-- START OF Recorded information --
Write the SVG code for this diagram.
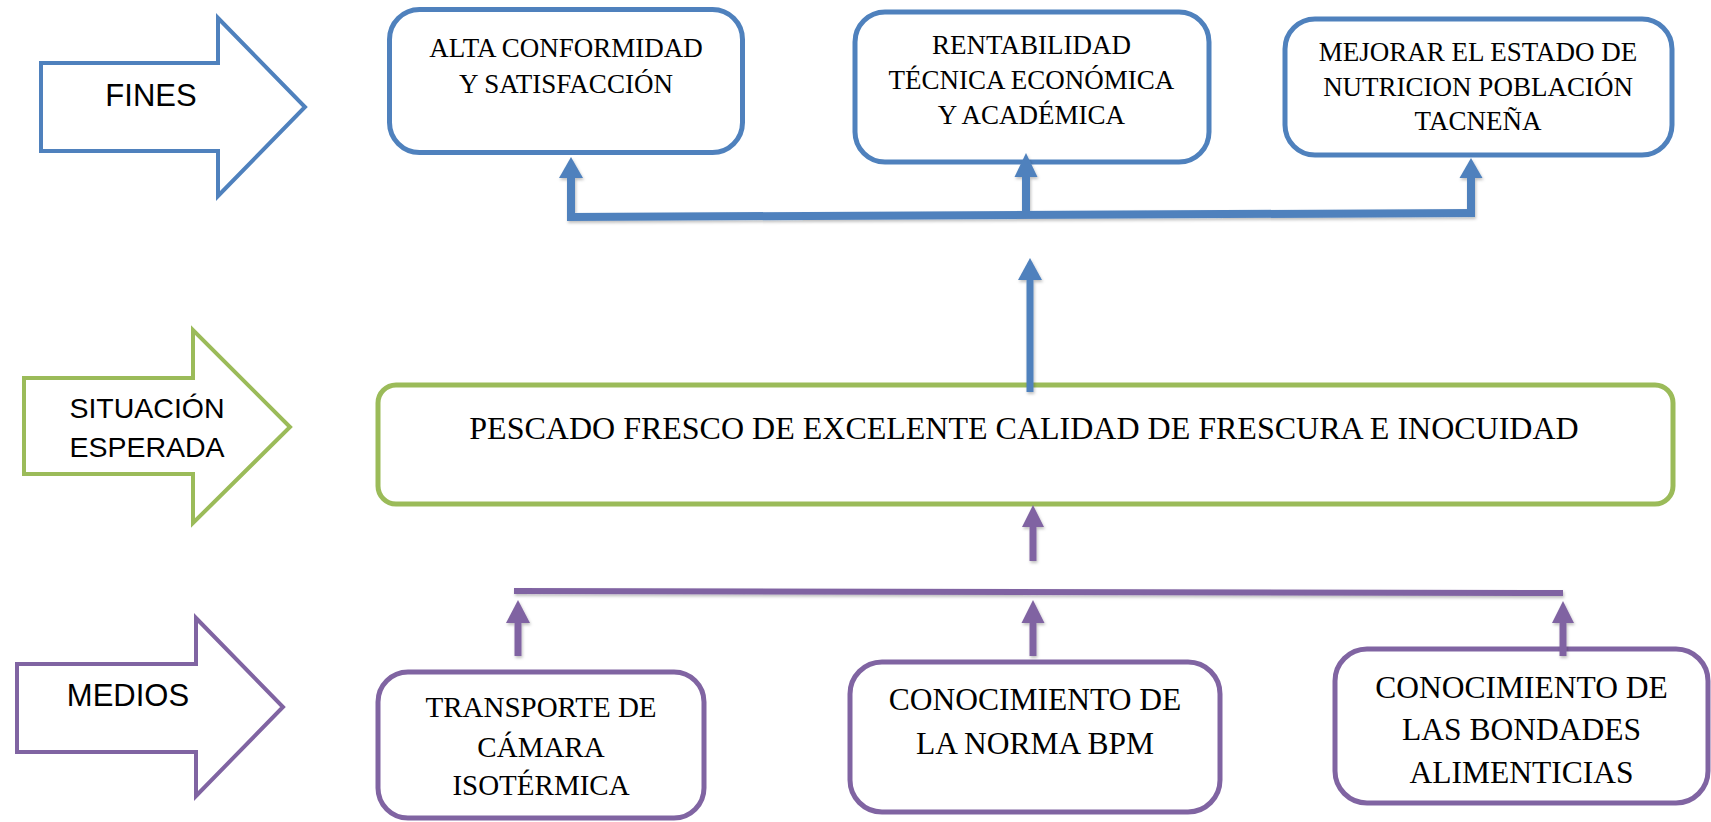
<svg xmlns="http://www.w3.org/2000/svg" width="1711" height="822" viewBox="0 0 1711 822">
<defs>
<style>
.blk{fill:#fff;stroke-width:4;stroke-linejoin:miter}
.lbl{font-family:"Liberation Sans",Arial,sans-serif;fill:#000;text-anchor:middle}
.box{fill:#fff;stroke-width:5}
.bt{font-family:"Liberation Serif","Times New Roman",serif;fill:#000;text-anchor:middle}
.blue{stroke:#4F81BD}
.green{stroke:#9BBB59}
.purple{stroke:#8064A2}
.fb{fill:#4F81BD}
.fp{fill:#8064A2}
</style>
<filter id="sh" x="-10%" y="-50%" width="120%" height="200%">
<feDropShadow dx="1" dy="2" stdDeviation="1.5" flood-color="#000" flood-opacity="0.25"/>
</filter>
</defs>

<g id="lbl-fines">
<polygon class="blk blue" points="41,63 218,63 218,18 305,107 218,196 218,151 41,151"/>
<text class="lbl" x="151" y="106" font-size="31">FINES</text>
</g>
<g id="lbl-situacion">
<polygon class="blk green" points="24,378 193,378 193,330 290,427 193,523 193,474 24,474"/>
<text class="lbl" x="147" y="418" font-size="28.5">SITUACIÓN</text>
<text class="lbl" x="147" y="457" font-size="28.5">ESPERADA</text>
</g>
<g id="lbl-medios">
<polygon class="blk purple" points="17,664 196,664 196,618 283,707 196,796 196,752 17,752"/>
<text class="lbl" x="128" y="706" font-size="31">MEDIOS</text>
</g>

<g id="fin1">
<rect class="box blue" x="389.5" y="9.5" width="353" height="143" rx="30"/>
<text class="bt" x="566" y="57" font-size="27">ALTA CONFORMIDAD</text>
<text class="bt" x="566" y="93" font-size="27">Y SATISFACCIÓN</text>
</g>
<g id="fin2">
<rect class="box blue" x="855" y="12" width="354" height="150" rx="30"/>
<text class="bt" x="1031.5" y="54" font-size="27">RENTABILIDAD</text>
<text class="bt" x="1031.5" y="89" font-size="27">TÉCNICA ECONÓMICA</text>
<text class="bt" x="1031.5" y="124" font-size="27">Y ACADÉMICA</text>
</g>
<g id="fin3">
<rect class="box blue" x="1285" y="19" width="387" height="136" rx="30"/>
<text class="bt" x="1478" y="61" font-size="27">MEJORAR EL ESTADO DE</text>
<text class="bt" x="1478" y="96" font-size="27">NUTRICION POBLACIÓN</text>
<text class="bt" x="1478" y="130" font-size="27">TACNEÑA</text>
</g>

<g id="situacion">
<rect class="box green" x="378" y="385" width="1295" height="119" rx="18"/>
<text class="bt" x="1024" y="439" font-size="32">PESCADO FRESCO DE EXCELENTE CALIDAD DE FRESCURA E INOCUIDAD</text>
</g>

<g id="medio1">
<rect class="box purple" x="378" y="672" width="326" height="146" rx="30"/>
<text class="bt" x="541" y="717" font-size="29">TRANSPORTE DE</text>
<text class="bt" x="541" y="757" font-size="29">CÁMARA</text>
<text class="bt" x="541" y="795" font-size="29">ISOTÉRMICA</text>
</g>
<g id="medio2">
<rect class="box purple" x="850" y="662" width="370" height="150" rx="32"/>
<text class="bt" x="1035" y="710" font-size="31.5">CONOCIMIENTO DE</text>
<text class="bt" x="1035" y="754" font-size="31.5">LA NORMA BPM</text>
</g>
<g id="medio3">
<rect class="box purple" x="1335" y="649" width="373" height="154" rx="32"/>
<text class="bt" x="1521.5" y="698" font-size="31.5">CONOCIMIENTO DE</text>
<text class="bt" x="1521.5" y="740" font-size="31.5">LAS BONDADES</text>
<text class="bt" x="1521.5" y="783" font-size="31.5">ALIMENTICIAS</text>
</g>

<g id="connectors" filter="url(#sh)">
<line class="blue" x1="567" y1="217" x2="1475" y2="213" stroke-width="8"/>
<line class="blue" x1="571" y1="217" x2="571" y2="177" stroke-width="8"/>
<polygon class="fb" points="559,178 583,178 571,157"/>
<line class="blue" x1="1026" y1="214" x2="1026" y2="176" stroke-width="8"/>
<polygon class="fb" points="1014.5,177 1037.5,177 1026,153"/>
<line class="blue" x1="1471" y1="213" x2="1471" y2="177" stroke-width="8"/>
<polygon class="fb" points="1459.5,178 1482.5,178 1471,158"/>
<line class="blue" x1="1030" y1="392" x2="1030" y2="279" stroke-width="7"/>
<polygon class="fb" points="1018,280 1042,280 1030,258"/>
<line class="purple" x1="1033" y1="561" x2="1033" y2="526" stroke-width="7"/>
<polygon class="fp" points="1022,527 1044,527 1033,505"/>
<line class="purple" x1="514" y1="591" x2="1563" y2="593" stroke-width="6"/>
<line class="purple" x1="518" y1="656" x2="518" y2="622" stroke-width="7"/>
<polygon class="fp" points="506,623 530,623 518,600"/>
<line class="purple" x1="1033" y1="656" x2="1033" y2="622" stroke-width="7"/>
<polygon class="fp" points="1021.5,623 1044.5,623 1033,600"/>
<line class="purple" x1="1563" y1="656" x2="1563" y2="622" stroke-width="7"/>
<polygon class="fp" points="1552,623 1574,623 1563,601"/>
</g>
</svg>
-- END OF Recorded information --
◆ Required task: Reproduce the full listing above verbatim, with no pictures included.

◆ Result for this task:
Write the SVG code for this diagram.
<svg xmlns="http://www.w3.org/2000/svg" width="1711" height="822" viewBox="0 0 1711 822">
<defs>
<style>
.blk{fill:#fff;stroke-width:4;stroke-linejoin:miter}
.lbl{font-family:"Liberation Sans",Arial,sans-serif;fill:#000;text-anchor:middle}
.box{fill:#fff;stroke-width:5}
.bt{font-family:"Liberation Serif","Times New Roman",serif;fill:#000;text-anchor:middle}
.blue{stroke:#4F81BD}
.green{stroke:#9BBB59}
.purple{stroke:#8064A2}
.fb{fill:#4F81BD}
.fp{fill:#8064A2}
</style>
<filter id="sh" x="-10%" y="-50%" width="120%" height="200%">
<feDropShadow dx="1" dy="2" stdDeviation="1.5" flood-color="#000" flood-opacity="0.25"/>
</filter>
</defs>

<g id="lbl-fines">
<polygon class="blk blue" points="41,63 218,63 218,18 305,107 218,196 218,151 41,151"/>
<text class="lbl" x="151" y="106" font-size="31">FINES</text>
</g>
<g id="lbl-situacion">
<polygon class="blk green" points="24,378 193,378 193,330 290,427 193,523 193,474 24,474"/>
<text class="lbl" x="147" y="418" font-size="28.5">SITUACIÓN</text>
<text class="lbl" x="147" y="457" font-size="28.5">ESPERADA</text>
</g>
<g id="lbl-medios">
<polygon class="blk purple" points="17,664 196,664 196,618 283,707 196,796 196,752 17,752"/>
<text class="lbl" x="128" y="706" font-size="31">MEDIOS</text>
</g>

<g id="fin1">
<rect class="box blue" x="389.5" y="9.5" width="353" height="143" rx="30"/>
<text class="bt" x="566" y="57" font-size="27">ALTA CONFORMIDAD</text>
<text class="bt" x="566" y="93" font-size="27">Y SATISFACCIÓN</text>
</g>
<g id="fin2">
<rect class="box blue" x="855" y="12" width="354" height="150" rx="30"/>
<text class="bt" x="1031.5" y="54" font-size="27">RENTABILIDAD</text>
<text class="bt" x="1031.5" y="89" font-size="27">TÉCNICA ECONÓMICA</text>
<text class="bt" x="1031.5" y="124" font-size="27">Y ACADÉMICA</text>
</g>
<g id="fin3">
<rect class="box blue" x="1285" y="19" width="387" height="136" rx="30"/>
<text class="bt" x="1478" y="61" font-size="27">MEJORAR EL ESTADO DE</text>
<text class="bt" x="1478" y="96" font-size="27">NUTRICION POBLACIÓN</text>
<text class="bt" x="1478" y="130" font-size="27">TACNEÑA</text>
</g>

<g id="situacion">
<rect class="box green" x="378" y="385" width="1295" height="119" rx="18"/>
<text class="bt" x="1024" y="439" font-size="32">PESCADO FRESCO DE EXCELENTE CALIDAD DE FRESCURA E INOCUIDAD</text>
</g>

<g id="medio1">
<rect class="box purple" x="378" y="672" width="326" height="146" rx="30"/>
<text class="bt" x="541" y="717" font-size="29">TRANSPORTE DE</text>
<text class="bt" x="541" y="757" font-size="29">CÁMARA</text>
<text class="bt" x="541" y="795" font-size="29">ISOTÉRMICA</text>
</g>
<g id="medio2">
<rect class="box purple" x="850" y="662" width="370" height="150" rx="32"/>
<text class="bt" x="1035" y="710" font-size="31.5">CONOCIMIENTO DE</text>
<text class="bt" x="1035" y="754" font-size="31.5">LA NORMA BPM</text>
</g>
<g id="medio3">
<rect class="box purple" x="1335" y="649" width="373" height="154" rx="32"/>
<text class="bt" x="1521.5" y="698" font-size="31.5">CONOCIMIENTO DE</text>
<text class="bt" x="1521.5" y="740" font-size="31.5">LAS BONDADES</text>
<text class="bt" x="1521.5" y="783" font-size="31.5">ALIMENTICIAS</text>
</g>

<g id="connectors" filter="url(#sh)">
<line class="blue" x1="567" y1="217" x2="1475" y2="213" stroke-width="8"/>
<line class="blue" x1="571" y1="217" x2="571" y2="177" stroke-width="8"/>
<polygon class="fb" points="559,178 583,178 571,157"/>
<line class="blue" x1="1026" y1="214" x2="1026" y2="176" stroke-width="8"/>
<polygon class="fb" points="1014.5,177 1037.5,177 1026,153"/>
<line class="blue" x1="1471" y1="213" x2="1471" y2="177" stroke-width="8"/>
<polygon class="fb" points="1459.5,178 1482.5,178 1471,158"/>
<line class="blue" x1="1030" y1="392" x2="1030" y2="279" stroke-width="7"/>
<polygon class="fb" points="1018,280 1042,280 1030,258"/>
<line class="purple" x1="1033" y1="561" x2="1033" y2="526" stroke-width="7"/>
<polygon class="fp" points="1022,527 1044,527 1033,505"/>
<line class="purple" x1="514" y1="591" x2="1563" y2="593" stroke-width="6"/>
<line class="purple" x1="518" y1="656" x2="518" y2="622" stroke-width="7"/>
<polygon class="fp" points="506,623 530,623 518,600"/>
<line class="purple" x1="1033" y1="656" x2="1033" y2="622" stroke-width="7"/>
<polygon class="fp" points="1021.5,623 1044.5,623 1033,600"/>
<line class="purple" x1="1563" y1="656" x2="1563" y2="622" stroke-width="7"/>
<polygon class="fp" points="1552,623 1574,623 1563,601"/>
</g>
</svg>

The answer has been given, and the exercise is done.